Oh, and they are Swiss, so it's all green from me.
Right now, I have the apex ALIAS pointing to keepyourdataineurope.codeberg.eu, not testing www for now, it's not even in CNAME.
I'm getting this while testing in a Tor session in Brave (Tor = no cache). If I click to proceed on anyway, I get to the main page of codeberg-testing, but it takes my URL, and shows the cert as belonging to codeberg-testing.org.
When I did it with KeyCDN in between, with www CNAME pointing to the KeyCDN address, and the apex ALIAS pointing to www, I got no HTTPS problem, but again, my own domain was displayed, the cert had the proper url (with www, because I set that one up to be used), but I got the main page of codeberg-testing.org.
I'm also doing some checks with hardenize.com and internet.nl, they are throwing some errors related to the cert situation.
SSL problems, the cert belonging to codeberg-testing.org, not codeberg.eu [...]
What do you mean by "belong to"?
(the .eu domain is using a dedicated wildcard certificate which should not have any relation to -test?)
Probably easier to show in screenshots.
As you can see the @ is ALIAS pointing to keepyourdataineurope.codeberg.eu - which, should the test phase move to the production server will stay the same url, even if different IP. So, this should be good and fault tolerant.
But I get the errors for the cert as shown in the Hardenize and the internet.nl screens.
The ALIAS record resolves to the IPv4 and IPv6 addresses correctly, but loads (after falling on its face with a cert error) the main page of codeberg-test.org.
But if I use KeyCDN, the cert becomes more-or less dandy, with a bit of a glitch, but I still get the codeberg-test.org main page.
Thus my mta-sts.txt remains unreachable.
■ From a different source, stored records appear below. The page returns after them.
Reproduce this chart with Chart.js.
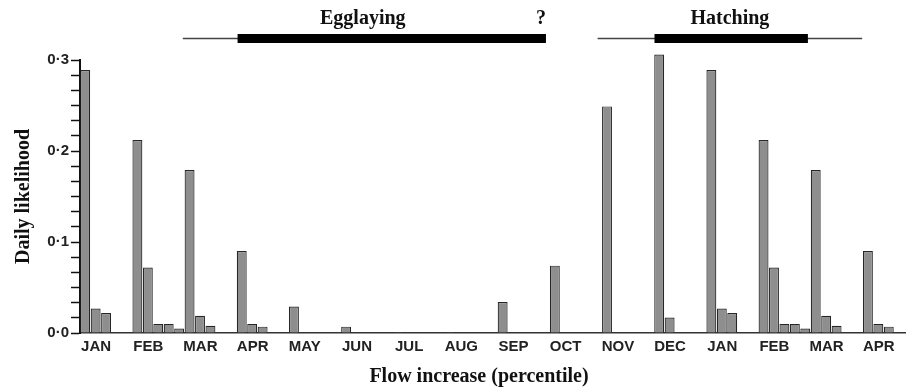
<!DOCTYPE html>
<html>
<head>
<meta charset="utf-8">
<script src="https://cdn.jsdelivr.net/npm/chart.js@4.4.1/dist/chart.umd.min.js"></script>
<style>
  html, body { margin: 0; padding: 0; background: #fff; }
  #wrap { width: 906px; height: 391px; position: relative; }
</style>
</head>
<body>
<div id="wrap"><canvas id="chart"></canvas></div>
<script>
// month of the flow increase, two overlapping years
const months = ["JAN", "FEB", "MAR", "APR", "MAY", "JUN", "JUL", "AUG", "SEP", "OCT", "NOV", "DEC", "JAN", "FEB", "MAR", "APR"];
const yLabels = [0, 0.1, 0.2, 0.3];

// daily likelihood for each flow increase percentile class
const class1 = [0.289, 0.212, 0.179, 0.090, 0.029, 0.007, 0.001, 0.001, 0.034, 0.074, 0.249, 0.306, 0.289, 0.212, 0.179, 0.090];
const class2 = [0.027, 0.072, 0.019, 0.010, null, null, null, null, null, null, null, 0.017, 0.027, 0.072, 0.019, 0.010];
const class3 = [0.022, 0.010, 0.008, 0.007, null, null, null, null, null, null, null, null, 0.022, 0.010, 0.008, 0.007];
const class4 = [null, 0.010, null, null, null, null, null, null, null, null, null, null, null, 0.010, null, null];
const class5 = [null, 0.005, null, null, null, null, null, null, null, null, null, null, null, 0.005, null, null];

// periods in month units (0 = first JAN), thin = whole span, thick = main span
const egglayingThin = [1.47, 8.43];
const egglayingThick = [2.52, 8.43];
const hatchingThin = [9.42, 14.49];
const hatchingThick = [10.51, 13.45];

const toPoints = arr => arr.map((v, i) => ({ x: i, y: v })).filter(p => p.y !== null);

const barStyle = {
  backgroundColor: "#8e8e8e",
  borderColor: "#262626",
  borderWidth: 1.2,
  categoryPercentage: 1.0,
  barPercentage: 0.95,
  clip: false
};

const periods = {
  id: "periods",
  afterDraw(chart) {
    const ctx = chart.ctx;
    const px = v => chart.scales.x.getPixelForValue(v);
    const lineY = 38.5;
    ctx.save();
    ctx.lineCap = "butt";
    ctx.strokeStyle = "#444";
    ctx.lineWidth = 1.5;
    [egglayingThin, hatchingThin].forEach(([a, b]) => {
      ctx.beginPath();
      ctx.moveTo(px(a), lineY);
      ctx.lineTo(px(b), lineY);
      ctx.stroke();
    });
    ctx.strokeStyle = "#000";
    ctx.lineWidth = 9;
    [egglayingThick, hatchingThick].forEach(([a, b]) => {
      ctx.beginPath();
      ctx.moveTo(px(a), lineY);
      ctx.lineTo(px(b), lineY);
      ctx.stroke();
    });

    ctx.fillStyle = "#111";
    ctx.font = "bold 20px 'Liberation Serif', serif";
    ctx.textBaseline = "alphabetic";
    ctx.textAlign = "center";
    ctx.fillText("Egglaying", px(4.92), 24);
    ctx.fillText("Hatching", px((hatchingThin[0] + hatchingThin[1]) / 2), 24);
    ctx.textAlign = "right";
    ctx.fillText("?", px(egglayingThick[1]), 24);

    // x axis title
    ctx.textAlign = "center";
    ctx.fillText("Flow increase (percentile)", 479, 382);
    ctx.restore();
  }
};

new Chart(document.getElementById("chart"), {
  type: "bar",
  data: {
    datasets: [
      { label: "Class 1", data: toPoints(class1), ...barStyle },
      { label: "Class 2", data: toPoints(class2), ...barStyle },
      { label: "Class 3", data: toPoints(class3), ...barStyle },
      { label: "Class 4", data: toPoints(class4), ...barStyle },
      { label: "Class 5", data: toPoints(class5), ...barStyle }
    ]
  },
  options: {
    responsive: true,
    maintainAspectRatio: false,
    animation: false,
    layout: { padding: { top: 60, right: 0, bottom: 0, left: 0 } },
    plugins: {
      legend: { display: false },
      tooltip: { enabled: false }
    },
    scales: {
      x: {
        type: "linear",
        offset: false,
        min: -0.5,
        max: 15.33,
        afterBuildTicks: scale => {
          scale.ticks = months.map((m, i) => ({ value: i }));
        },
        afterFit: scale => {
          scale.height = 58;
          scale.paddingLeft = 0;
          scale.paddingRight = 0;
        },
        grid: { display: false, drawTicks: false, offset: false },
        border: { display: true, color: "#333", width: 1.5 },
        ticks: {
          autoSkip: false,
          maxRotation: 0,
          padding: 5,
          labelOffset: -10,
          color: "#222",
          font: { family: "'Liberation Sans', Arial, sans-serif", size: 15, weight: "bold" },
          callback: v => months[v]
        }
      },
      y: {
        min: 0,
        max: 0.3,
        afterFit: scale => { scale.width = 80; },
        grid: {
          drawOnChartArea: false,
          drawTicks: true,
          tickLength: 9,
          tickColor: "#111",
          tickWidth: 1.5
        },
        border: { display: true, color: "#111", width: 2 },
        ticks: {
          stepSize: 0.1 / 6,
          autoSkip: false,
          padding: 2,
          color: "#222",
          font: { family: "'Liberation Sans', Arial, sans-serif", size: 15, weight: "bold" },
          callback: v => {
            const hit = yLabels.find(t => Math.abs(t - v) < 1e-6);
            return hit === undefined ? "" : hit.toFixed(1).replace(".", "\u00b7");
          }
        },
        title: {
          display: true,
          text: "Daily likelihood",
          color: "#111",
          padding: { top: 12, bottom: 0 },
          font: { family: "'Liberation Serif', serif", size: 20, weight: "bold" }
        }
      }
    }
  },
  plugins: [periods]
});
</script>
</body>
</html>
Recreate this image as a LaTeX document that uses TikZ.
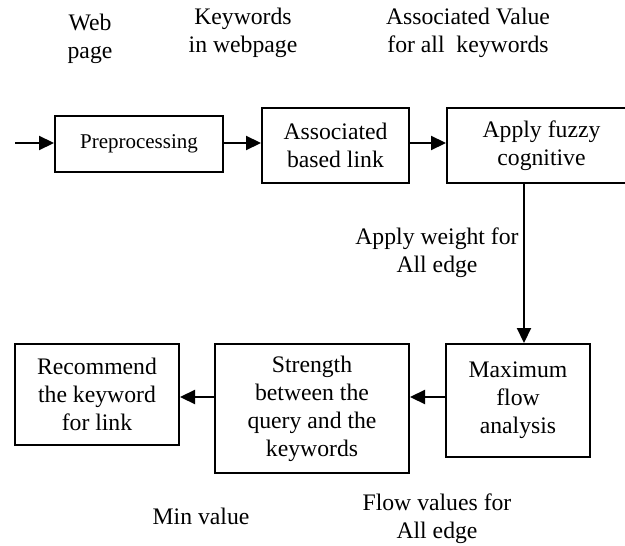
\documentclass[tikz,border=0pt]{standalone}
\usepackage{fontspec}
\setmainfont{Liberation Serif}
\usetikzlibrary{arrows.meta}
\tikzset{
  box/.style={draw, line width=2pt, inner sep=0pt, align=center, font=\fontsize{23.7}{28}\selectfont},
  lbl/.style={inner sep=0pt, align=center, font=\fontsize{23.7}{28}\selectfont},
  arr/.style={line width=2.2pt, -{Triangle[length=15pt,width=14pt]}},
}
\begin{document}
\begin{tikzpicture}[x=1pt,y=-1pt]
\useasboundingbox (0,0) rectangle (625,546);
% top labels
\node[lbl] (lweb) at (90,39) {Web\\page};
\node[lbl] (lkey) at (243,33) {Keywords\\in webpage};
\node[lbl] (lval) at (468,33) {Associated Value\\for all~ keywords};
% top row
\node[box, minimum width=168pt, minimum height=56pt, font=\fontsize{21}{25}\selectfont] (pre) at (139,144) {Preprocessing};
\node[box, minimum width=147pt, minimum height=75pt] (assoc) at (335.5,145.5) {Associated\\based link};
\node[box, minimum width=189pt, minimum height=75pt] (fuzzy) at (541.5,145.5) {Apply fuzzy\\cognitive};
% middle label
\node[lbl] (lw) at (437,253) {Apply weight for\\All edge};
% bottom row
\node[box, minimum width=144pt, minimum height=113pt] (maxf) at (518,400.5) {Maximum\\flow\\analysis};
\node[box, minimum width=194pt, minimum height=129pt] (str) at (312,408.5) {Strength\\between the\\query and the\\keywords};
\node[box, minimum width=164pt, minimum height=101pt] (rec) at (97,394.5) {Recommend\\the keyword\\for link};
% bottom labels
\node[lbl] (lmin) at (201,516) {Min value};
\node[lbl] (lflow) at (437,519) {Flow values for\\All edge};
% connectors
\coordinate (in) at (15,143);
\draw[arr] (in) -- (pre.west |- in);
\draw[arr] (pre.east |- in) -- (assoc.west |- in);
\draw[arr] (assoc.east |- in) -- (fuzzy.west |- in);
\coordinate (vx) at (524,0);
\draw[arr] (fuzzy.south -| vx) -- (maxf.north -| vx);
\coordinate (hy) at (0,397);
\draw[arr] (maxf.west |- hy) -- (str.east |- hy);
\draw[arr] (str.west |- hy) -- (rec.east |- hy);
\end{tikzpicture}
\end{document}
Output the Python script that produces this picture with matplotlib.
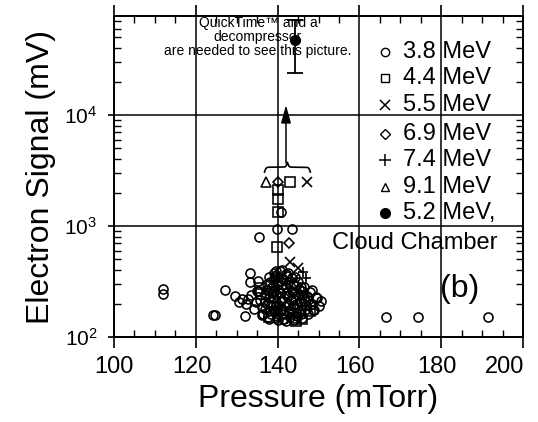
import numpy as np
import matplotlib
matplotlib.use("Agg")
import matplotlib.pyplot as plt
from matplotlib.ticker import FixedLocator, MultipleLocator, LogLocator, NullFormatter
import matplotlib.transforms as mtransforms

plt.rcParams['font.family'] = ['Liberation Sans', 'DejaVu Sans']

# ---------------- data ----------------
# 3.8 MeV (open circles)
p38 = [112.0, 112.0, 124.3, 124.6, 127.1, 132.0, 135.5, 139.9, 143.5, 140.8,
       166.5, 174.3, 191.4, 133.3, 133.3, 129.6,
       130.5, 131.2, 132.3, 132.8, 133.6, 134.2, 134.6, 135.0, 136.2, 135.2,
       135.5, 135.8, 136.2, 136.5, 137.5, 138.0, 139.0, 140.5, 142.0, 143.5,
       145.0, 146.5, 148.0, 149.5, 150.5, 150.0, 149.0, 147.5, 146.0, 144.0,
       142.0, 140.0, 138.0,
       137.0, 137.5, 138.0, 138.5, 139.0, 139.5, 139.8, 140.0, 140.5, 140.8,
       141.0, 141.3, 141.5, 142.0, 142.3, 142.5, 142.8, 143.0, 143.5, 143.8,
       144.0, 144.5, 145.0, 145.5, 145.8, 146.5, 147.0, 147.5, 148.5, 146.0,
       144.5, 139.0, 140.0, 141.5, 138.5, 137.0,
       147.9, 149.6, 148.7, 148.4, 139.4, 142.5, 139.9,
       136.8, 137.3, 137.9, 138.3, 138.8, 139.3, 139.7, 140.2, 140.7, 141.2,
       141.7, 142.2, 142.7, 143.2, 143.7, 144.2, 144.7, 145.2, 145.7, 146.2,
       146.8, 147.3, 137.6, 138.7, 139.6, 140.6, 141.6, 142.6, 143.6, 144.6,
       145.6, 146.6, 138.2, 139.2, 140.2, 141.2, 142.2, 143.2, 144.2, 145.2,
       141.0, 139.5]
v38 = [272, 245, 158, 157, 265, 155, 795, 940, 940, 1330,
       151, 151, 151, 377, 310, 232,
       205, 222, 198, 218, 240, 178, 205, 262, 158, 320,
       260, 215, 185, 160, 300, 345, 380, 395, 370, 340,
       310, 280, 255, 230, 210, 190, 175, 160, 148, 142,
       140, 142, 145,
       240, 200, 170, 275, 225, 190, 155, 300, 250, 210,
       180, 330, 160, 280, 235, 200, 170, 150, 260, 220,
       190, 165, 240, 205, 180, 225, 195, 215, 200, 260,
       290, 330, 270, 145, 160, 180,
       194, 224, 175, 265, 348, 377, 148,
       205, 265, 230, 195, 290, 175, 245, 160, 320, 270,
       190, 355, 240, 180, 300, 215, 155, 270, 160, 240,
       175, 235, 150, 250, 365, 175, 225, 310, 160, 200,
       285, 210, 310, 260, 190, 145, 250, 215, 350, 165,
       405, 390]

# 4.4 MeV (open squares)
p44 = [143.0, 140.1, 140.1, 140.1, 139.9, 135.7, 144.3, 136.0, 138.0, 141.0,
       144.5, 146.0, 148.0, 139.0]
v44 = [2490, 2110, 1750, 1336, 647, 276, 148, 245, 150, 300,
       140, 145, 170, 205]

# 5.5 MeV (crosses)
p55 = [147.2, 143.0, 145.0, 144.0]
v55 = [2490, 473, 419, 330]

# 6.9 MeV (open diamonds)
p69 = [140.1, 142.8, 144.0]
v69 = [2490, 703, 250]

# 7.4 MeV (plus)
p74 = [146.2, 147.0, 142.0]
v74 = [385, 340, 300]

# 9.1 MeV (open triangles)
p91 = [137.2, 140.0, 138.5]
v91 = [2490, 350, 230]

# 5.2 MeV, cloud chamber (filled circle with error bar)
p52 = [144.25]
v52 = [47400]
v52_lo = [23900]
v52_hi = [72000]

# lower limit arrow and brace grouping the saturated points
arrow_p = 142.05
arrow_from, arrow_to = 3700, 12300
brace_p = [136.8, 148.0]
brace_v = [3060, 3750]

xticks = [100, 120, 140, 160, 180, 200]
yticks = [1e2, 1e3, 1e4]
ytick_labels = [r'$\mathregular{10^{2}}$', r'$\mathregular{10^{3}}$', r'$\mathregular{10^{4}}$']

legend_labels = ['3.8 MeV', '4.4 MeV', '5.5 MeV', '6.9 MeV', '7.4 MeV', '9.1 MeV', '5.2 MeV,']

# ---------------- figure ----------------
fig = plt.figure(figsize=(5.38, 4.22), dpi=100)
ax = fig.add_axes([114/538, 1-337/422, (523-114)/538, (337-16)/422])
ax.set_yscale('log')
ax.set_xlim(100, 200)
ax.set_ylim(100, 78000)

ms = 6.5
mew = 1.15
ax.plot(p38, v38, 'o', ls='none', mfc='none', mec='k', ms=ms, mew=mew, zorder=3)
ax.plot(p44, v44, 's', ls='none', mfc='none', mec='k', ms=ms, mew=mew, zorder=3)
ax.plot(p55, v55, 'x', ls='none', mec='k', ms=ms+0.5, mew=1.2, zorder=3)
ax.plot(p69, v69, 'D', ls='none', mfc='none', mec='k', ms=ms-1, mew=mew, zorder=3)
ax.plot(p74, v74, '+', ls='none', mec='k', ms=ms+1, mew=1.2, zorder=3)
ax.plot(p91, v91, '^', ls='none', mfc='none', mec='k', ms=ms+0.5, mew=mew, zorder=3)

yerr = [[v52[0]-v52_lo[0]], [v52_hi[0]-v52[0]]]
ax.errorbar(p52, v52, yerr=yerr, fmt='o', color='k', ms=7, capsize=5.5,
            elinewidth=1.3, capthick=1.3, zorder=4)

# arrow
ax.annotate('', xy=(arrow_p, arrow_to), xytext=(arrow_p, arrow_from),
            arrowprops=dict(arrowstyle='-|>,head_length=0.9,head_width=0.25',
                            color='k', lw=1.1, mutation_scale=12,
                            shrinkA=0, shrinkB=0), zorder=4)

# brace
beta = 60.0
xs = np.linspace(0, 0.5, 200)
yh = 1/(1+np.exp(-beta*(xs-xs[0]))) + 1/(1+np.exp(-beta*(xs-xs[-1])))
yb = np.concatenate([yh, yh[-2::-1]]) - 0.5
xb = np.linspace(brace_p[0], brace_p[1], len(yb))
lv0, lv1 = np.log10(brace_v[0]), np.log10(brace_v[1])
ax.plot(xb, 10**(lv0 + yb*(lv1-lv0)), color='k', lw=1.2, zorder=4)

# grid and ticks
ax.xaxis.set_major_locator(FixedLocator(xticks))
ax.xaxis.set_minor_locator(MultipleLocator(5))
ax.yaxis.set_major_locator(FixedLocator(yticks))
ax.yaxis.set_minor_locator(LogLocator(base=10, subs=np.arange(2, 10)))
ax.yaxis.set_minor_formatter(NullFormatter())
ax.set_yticklabels(ytick_labels)
ax.grid(True, which='major', color='k', lw=1.1)
ax.set_axisbelow(True)
for s in ax.spines.values():
    s.set_linewidth(1.4)
ax.tick_params(axis='x', which='major', direction='out', length=8, width=1.2,
               labelsize=17, pad=6)
ax.tick_params(axis='x', which='minor', direction='in', length=5, width=1.0, top=True)
ax.tick_params(axis='y', which='major', direction='out', length=4, width=1.2,
               right=False, labelsize=15, pad=8)
ax.tick_params(axis='y', which='minor', direction='in', length=5, width=1.0, right=True)
ax.tick_params(axis='x', which='major', top=True)

# keep the last x tick label inside the figure (as in the reference)
fig.canvas.draw()
lbls = ax.get_xticklabels()
for lab in lbls:
    if lab.get_text() == '200':
        lab.set_horizontalalignment('right')
        lab.set_transform(lab.get_transform() +
                          mtransforms.ScaledTranslation(1/100, 0, fig.dpi_scale_trans))
    elif lab.get_text() in ('180', '160', '120'):
        lab.set_transform(lab.get_transform() +
                          mtransforms.ScaledTranslation(-4/100, 0, fig.dpi_scale_trans))

ax.set_xlabel('Pressure (mTorr)', fontsize=23, labelpad=4)
ax.set_ylabel('Electron Signal (mV)', fontsize=23, labelpad=6)

# legend (manual)
def ay(ypix):
    return (337 - ypix) / 321.0

lx_m = (385 - 114) / 409.0
lx_t = (403 - 114) / 409.0
ly = [52, 78, 105, 134, 160, 187, 213]
lmark = [dict(marker='o', mfc='none', ms=6), dict(marker='s', mfc='none', ms=6),
         dict(marker='x', ms=7, mew=1.1), dict(marker='D', mfc='none', ms=5.5),
         dict(marker='+', ms=8, mew=1.1), dict(marker='^', mfc='none', ms=6),
         dict(marker='o', mfc='k', ms=7)]
for lab, yp, mk in zip(legend_labels, ly, lmark):
    kw = dict(mec='k', mew=mk.pop('mew', 1.0), color='k')
    kw.update(mk)
    ax.plot([lx_m], [ay(yp)], transform=ax.transAxes, ls='none', clip_on=False, **kw)
    ax.text(lx_t, ay(yp), lab, transform=ax.transAxes, fontsize=17,
            ha='left', va='center')
ax.text((498 - 114) / 409.0, ay(243), 'Cloud Chamber', transform=ax.transAxes,
        fontsize=17, ha='right', va='center')
ax.text((460 - 114) / 409.0, ay(289), '(b)', transform=ax.transAxes,
        fontsize=23, ha='center', va='center')

# placeholder text from the original scan
fig.text(258/538, 1 - 37/422, 'QuickTime\u2122 and a\ndecompressor\nare needed to see this picture.',
         fontsize=10, ha='center', va='center', linespacing=1.0, zorder=10)

fig.savefig('out.png', dpi=100)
And everything else. :(
The user repo name is determined from the subdomain in the request. If the request contains no subdomain, default (home) page will be rendered. For what you try to attempt it seems we would need to implement some registry of domain mappings (and some scheme to prove ownership). Ideas+contributions in this area absolutely welcome!
Anyone who wants to add some ideas for codeberg.eu, please refer to #316 now.